SDSS grads’ film, When The Party’s Over, wins big at Forest City and Ontario youth film festivals
- Galen Simmons

- 5 hours ago
- 4 min read

Student filmmakers and former Stratford District Secondary School (SDSS) students Peer Wahlquist and Emelia Auster had their moment in the limelight recently after the film they made with their friends and fellow BearCast film club members in Grade 12 took Best Narrative at two youth film festivals.
Directed by Wahlquist and written by Auster, When The Party’s Over is about a group of friends who, during an unexplained apocalyptic event, decide they want to spend the last day of their lives partying together at one of their houses. The film was shot in February over the course of one 12-hour day inside a friend’s house in Stratford, with their friends and fellow film-club members serving as actors and crew.
Wahlquist edited and submitted the film for consideration at the Forest City Youth Film Festival in London, where it took home Best Narrative on Oct. 28. While Auster, who is now attending the University of Edinburgh in Scotland, couldn’t attend the screening and awards ceremony in-person, Wahlquist, now a film studies student at Sheridan College in Oakville, made the trip to London and video conferenced Auster in so the pair could experience the event together.
After winning at the London youth film festival, the film was then entered into the Ontario Youth Film Festival, where it won the top prize in the same category during a virtual screening and awards ceremony on Nov. 13.
“It was very fulfilling for me, personally, because it was something we’d been gearing this film towards for a long time,” Wahlquist said. “I had decent prospects for the Forest City festival, even though I was really nervous the day of, but I had no idea how we were going to perform at the Ontario Youth Film Festival since last year, there was a very strong film that won. And there were some very strong films this year as well, so I wasn’t sure how we were going to perform, but we ended up sweeping the top narrative category, which is very exciting.”
“I am surprised and very happy, but I’m mostly very proud of our team because they put so much into it and we really could not have done any of it without all of our friends who put so much time and patience into us and this project,” Auster added.
While the provincial screening and awards ceremony was entirely virtual, Wahlquist said he enjoyed having the opportunity to watch his and Auster’s film the way it should be watched, on the big screen at the Forest City Youth Film Festival. Not only was it a thrill to watch their work with the best high-school filmmakers in the area, but Wahlquist said it was particularly gratifying to hear it in high-fidelity surround sound and watch it in high dynamic range (HDR).

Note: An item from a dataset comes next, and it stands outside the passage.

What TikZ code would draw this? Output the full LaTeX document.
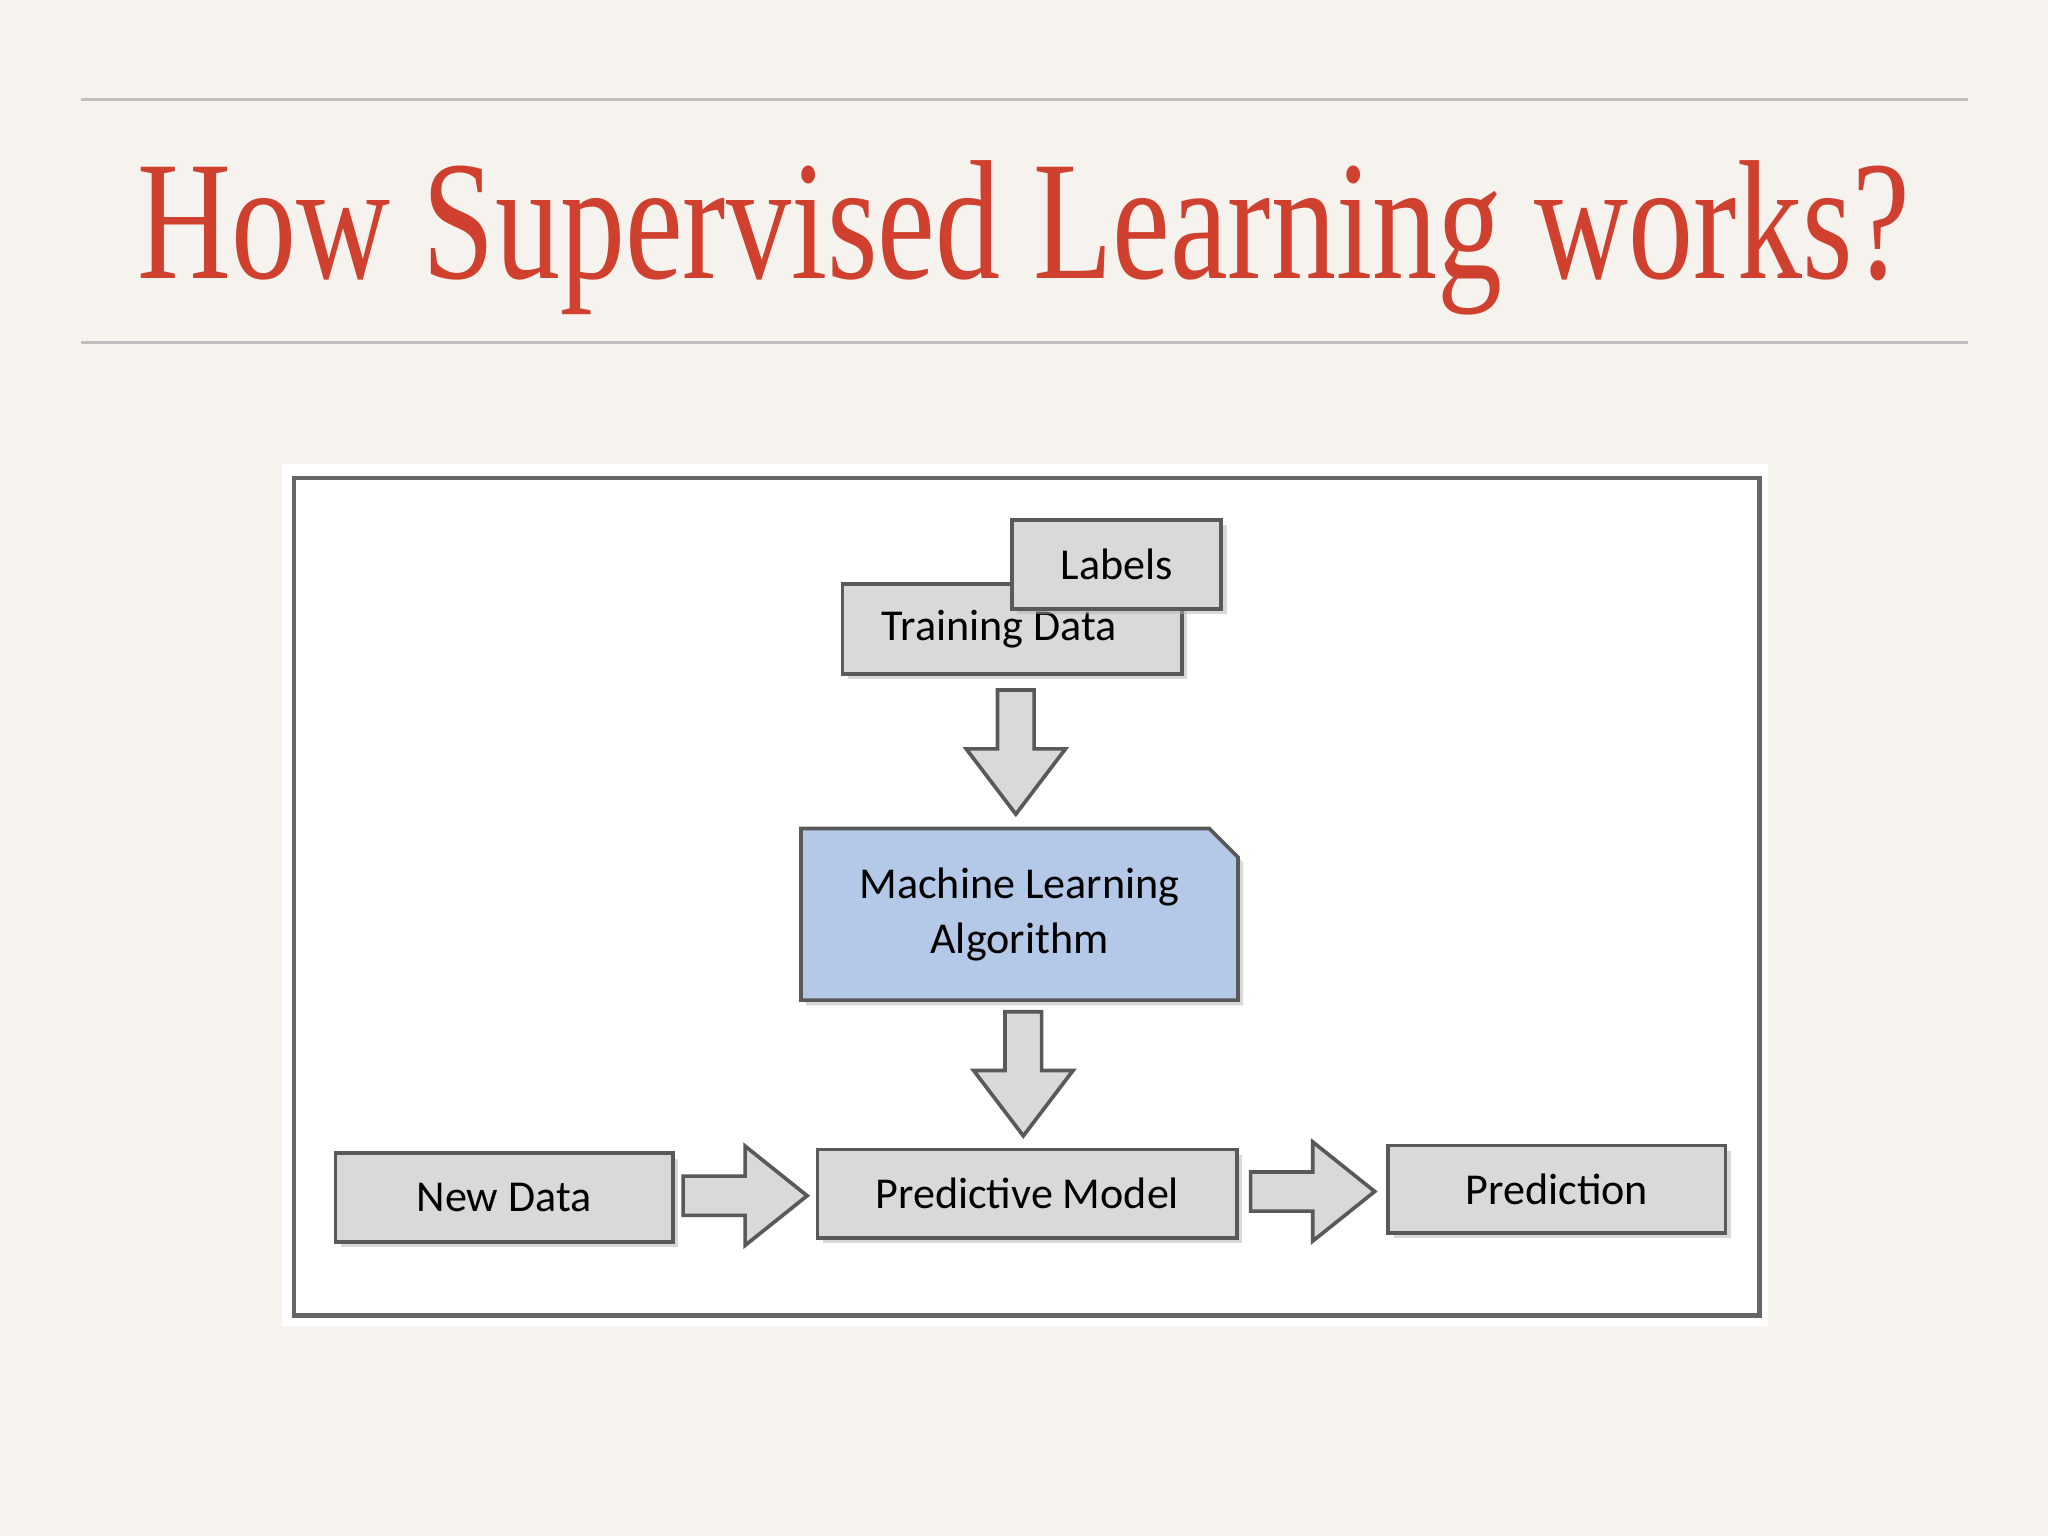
\documentclass[tikz,border=0pt]{standalone}
\usepackage{fontspec}
\setmainfont{Liberation Serif}
\newfontfamily\boxfont{Carlito}
\usetikzlibrary{positioning, calc, shadows}
\definecolor{slidebg}{HTML}{F6F3EF}
\definecolor{titlered}{HTML}{D0402F}
\definecolor{boxgray}{HTML}{D9D9D9}
\definecolor{mlblue}{HTML}{B4C8E8}
\tikzset{
  box/.style={draw=gray!70!black, fill=boxgray, line width=0.8pt, font=\boxfont\fontsize{9.6}{12}\selectfont,
    drop shadow={shadow xshift=0.04cm, shadow yshift=-0.04cm, fill=black!30}},
  fatarrow/.style={draw=gray!70!black, fill=boxgray, line width=0.8pt, line join=miter},
  pics/downarrow/.style={code={\draw[fatarrow] (-14,-47.5) -- (14,-47.5) -- (14,-2.5) -- (38,-2.5)
    -- (0,47.5) -- (-38,-2.5) -- (-14,-2.5) -- cycle;}},
  pics/rightarrow/.style={code={\draw[fatarrow] (-47.5,-15) -- (-47.5,15) -- (0,15) -- (0,38)
    -- (47.5,0) -- (0,-38) -- (0,-15) -- cycle;}},
}
\begin{document}
\begin{tikzpicture}[x=0.01cm, y=-0.01cm]
\fill[slidebg] (0,0) rectangle (1568,1176);
\useasboundingbox (0,0) rectangle (1568,1176);
% rules and title
\draw[gray!50, line width=0.6pt] (62,76) -- (1507,76);
\draw[gray!50, line width=0.6pt] (62,262) -- (1507,262);
\node[text=titlered, font=\fontsize{37}{40}\selectfont, xscale=0.765] (title) at (784,182) {How Supervised Learning works?};
% panel
\fill[white] (216,355) rectangle (1354,1015);
\draw[gray!80!black, line width=1pt] (225,366) rectangle (1347,1007);
% boxes
\node[box, minimum width=2.60cm, minimum height=0.69cm] (train) at (775,481.5) {\raisebox{-0.08cm}{\hspace*{-0.2cm}Training Data}};
\node[box, minimum width=1.60cm, minimum height=0.68cm] (labels) at (855,432) {Labels};
\node[minimum width=3.33cm, minimum height=1.30cm] (ml) at (780.5,700) {};
\draw[draw=gray!70!black, fill=mlblue, line width=0.8pt,
  drop shadow={shadow xshift=0.04cm, shadow yshift=-0.04cm, fill=black!30}]
  (ml.north west) -- ($(ml.north east)+(-22,0)$) -- ($(ml.north east)+(0,22)$) -- (ml.south east) -- (ml.south west) -- cycle;
\node[align=center, font=\boxfont\fontsize{9.6}{12}\selectfont] (mltext) at (ml) {Machine Learning\\Algorithm};
\node[box, minimum width=2.58cm, minimum height=0.68cm] (new) at (386,917) {New Data};
\node[box, minimum width=3.21cm, minimum height=0.68cm] (model) at (786.5,914) {Predictive Model};
\node[box, minimum width=2.58cm, minimum height=0.67cm] (pred) at (1192,910.5) {Prediction};
% connectors
\pic at ($(train.south)!0.5!(ml.north)$) {downarrow};
\pic at ($(ml.south)!0.5!(model.north)$) {downarrow};
\pic at ($(new.east)!0.5!(model.west)$) {rightarrow};
\pic at ($(model.east)!0.5!(pred.west)$) {rightarrow};
\end{tikzpicture}
\end{document}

“We had these cameras that could shoot it in HDR, so we did it in HDR, and then I did a lot with the (sound) mixing as well,” he said. “This was my first time mixing a film on industry standard software and I asked my friend, who’s an audio engineer, to kind of help me out with how I should mix this as professionally as I can. So, to finally be able to actually hear my mix in a space that can support the high fidelity that it is was really exciting for me. There’s so much low rumble in the film; that really enhanced it in my opinion. This was how it was supposed to be watched.”
Both Auster and Wahlquist said they also had the opportunity to learn from the work of their fellow filmmakers, both from the immediate region and from across the province. Specifically, the pair noted the differences between filming a project featuring a large ensemble cast like theirs’ and projects featuring smaller casts.
“The main difference between our piece and the others in the competition is that we were very privileged to have a pre-existing team of so many people,” Auster said. “We were in a very different style of production because we knew we had a much bigger crew to work with, so I think that’s ultimately what was able to set us apart – because, you know, the power of friendship.
“What I thought was very cool about (the films from the Ontario Youth Film Festival) was a lot of them shot on location; one of them shot at Times Square. Often, when I’m starting to work on a project, I think about and I talk with Peer about what we can feasibly do as we are often working within constraints. Our piece is set in one house because we knew that was what we had, but it’s interesting to think about how much further we could go.”
Both Auster and Wahlquist have taken their film festival wins as encouragement to begin work on a new film they hope to shoot with their friends when they come back to Stratford for the summer next year.